*Work to be completed*:
Leave out the pictures, and write out exactly the lines from the beginning of the material to the line holding "import plotly.graph_objects as go", that line included, and nothing else.
** Begin Source excerpt **
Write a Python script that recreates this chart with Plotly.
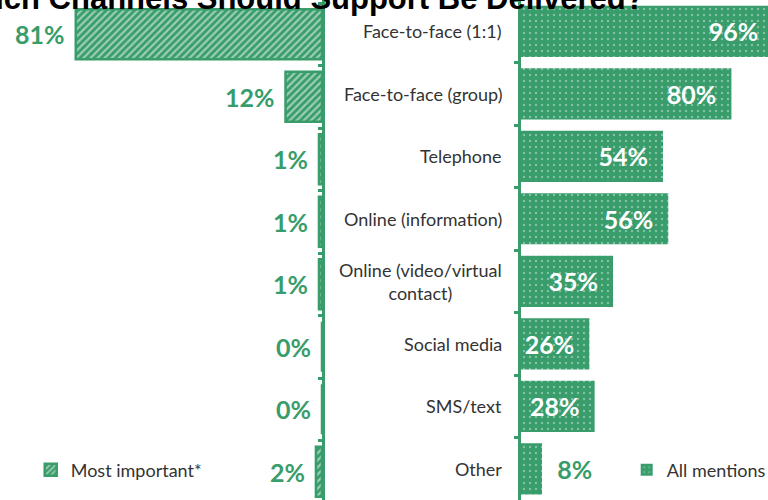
import plotly.graph_objects as go

# ---- data ----
categories = ["Face-to-face (1:1)", "Face-to-face (group)", "Telephone", "Online (information)",
              "Online (video/virtual contact)", "Social media", "SMS/text", "Other"]
category_labels = ["Face-to-face (1:1)", "Face-to-face (group)", "Telephone", "Online (information)",
                   "Online (video/virtual<br>contact)", "Social media", "SMS/text", "Other"]
most_important = [81, 12, 1, 1, 1, 0, 0, 2]
all_mentions = [96, 80, 54, 56, 35, 26, 28, 8]
title_text = "Which Channels Should Support Be Delivered?"
series_names = ["Most important*", "All mentions"]

GREEN = "#389c6b"
TEXT = "#333333"
NB = "\u00a0"
W, H = 768, 500

left_right_px = 322
right_left_px = 521
left_scale = 3.04   # px per %
right_scale = 2.63
LABEL_SIZE = 25
n = len(categories)

# right bars: label inside if it fits, otherwise outside
right_pos = ["inside" if v >= 20 else "outside" for v in all_mentions]
right_text = [f"{v}%{NB}{NB}" if p == "inside" else f"{NB}{NB}{v}%" for v, p in zip(all_mentions, right_pos)]

fig = go.Figure()
fig.add_trace(go.Bar(
    x=most_important, y=categories, orientation="h", xaxis="x", yaxis="y",
    name=series_names[0], legend="legend",
    marker=dict(color=GREEN, line=dict(color=GREEN, width=2.5),
                pattern=dict(shape="/", fgcolor="white", bgcolor=GREEN, size=5, solidity=0.45)),
    width=0.8,
))
fig.add_trace(go.Bar(
    x=all_mentions, y=categories, orientation="h", xaxis="x2", yaxis="y2",
    name=series_names[1], legend="legend2",
    marker=dict(color=GREEN, line=dict(color=GREEN, width=0),
                pattern=dict(shape=".", fgcolor="rgba(255,255,255,0.75)", bgcolor=GREEN, size=6, solidity=0.12)),
    width=0.82,
    text=right_text, textposition=right_pos, insidetextanchor="end",
    insidetextfont=dict(family="Lato", size=LABEL_SIZE, color="white", weight="bold"),
    outsidetextfont=dict(family="Lato", size=LABEL_SIZE, color=GREEN, weight="bold"),
    constraintext="none",
))

axis_common = dict(type="category", categoryorder="array", categoryarray=categories,
                   tickson="boundaries", showgrid=False, zeroline=False,
                   showline=True, linecolor=GREEN, linewidth=3, ticklen=4, tickcolor=GREEN,
                   tickwidth=2.5, showticklabels=False)

fig.update_layout(
    width=W, height=H,
    margin=dict(l=0, r=0, t=0, b=0, autoexpand=False),
    paper_bgcolor="white", plot_bgcolor="white",
    xaxis=dict(domain=[0, left_right_px / W], range=[left_right_px / left_scale, 0],
               visible=False, showgrid=False, zeroline=False),
    yaxis=dict(anchor="x", side="right", ticks="inside", range=[n - 0.548, -0.548], **axis_common),
    xaxis2=dict(domain=[right_left_px / W, 1], range=[0, (W - right_left_px) / right_scale],
                visible=False, showgrid=False, zeroline=False),
    yaxis2=dict(anchor="x2", side="left", ticks="outside", range=[n - 0.5, -0.5], **axis_common),
    showlegend=True,
    legend=dict(x=0.04, y=0.06, xanchor="left", yanchor="middle", bgcolor="rgba(0,0,0,0)",
                font=dict(family="Lato", size=18, color=TEXT), itemwidth=30),
    legend2=dict(x=0.816, y=0.06, xanchor="left", yanchor="middle", bgcolor="rgba(0,0,0,0)",
                 font=dict(family="Lato", size=18, color=TEXT), itemwidth=30),
)

annotations = [dict(text=title_text, xref="paper", yref="paper", x=-55 / W, y=1.003,
                    xanchor="left", yanchor="middle", showarrow=False,
                    font=dict(family="Liberation Sans, Arial", size=31, color="black", weight="bold"))]
for cat, lab in zip(categories, category_labels):
    annotations.append(dict(text=lab, xref="paper", yref="y2", x=right_left_px / W, y=cat,
                            xanchor="right", yanchor="middle", xshift=-17, align="center",
                            showarrow=False, font=dict(family="Lato", size=18, color=TEXT)))
# value labels for the left (most important) bars, placed just beyond each bar end
for cat, v in zip(categories, most_important):
    annotations.append(dict(text=f"{v}%", xref="x", yref="y", x=v, y=cat,
                            xanchor="right", yanchor="middle", xshift=-9, showarrow=False,
                            font=dict(family="Lato", size=LABEL_SIZE, color=GREEN, weight="bold")))
fig.update_layout(annotations=annotations)

fig.write_html("out.html")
** End Source excerpt **
*Solution to the problem*:
Write a Python script that recreates this chart with Plotly.
import plotly.graph_objects as go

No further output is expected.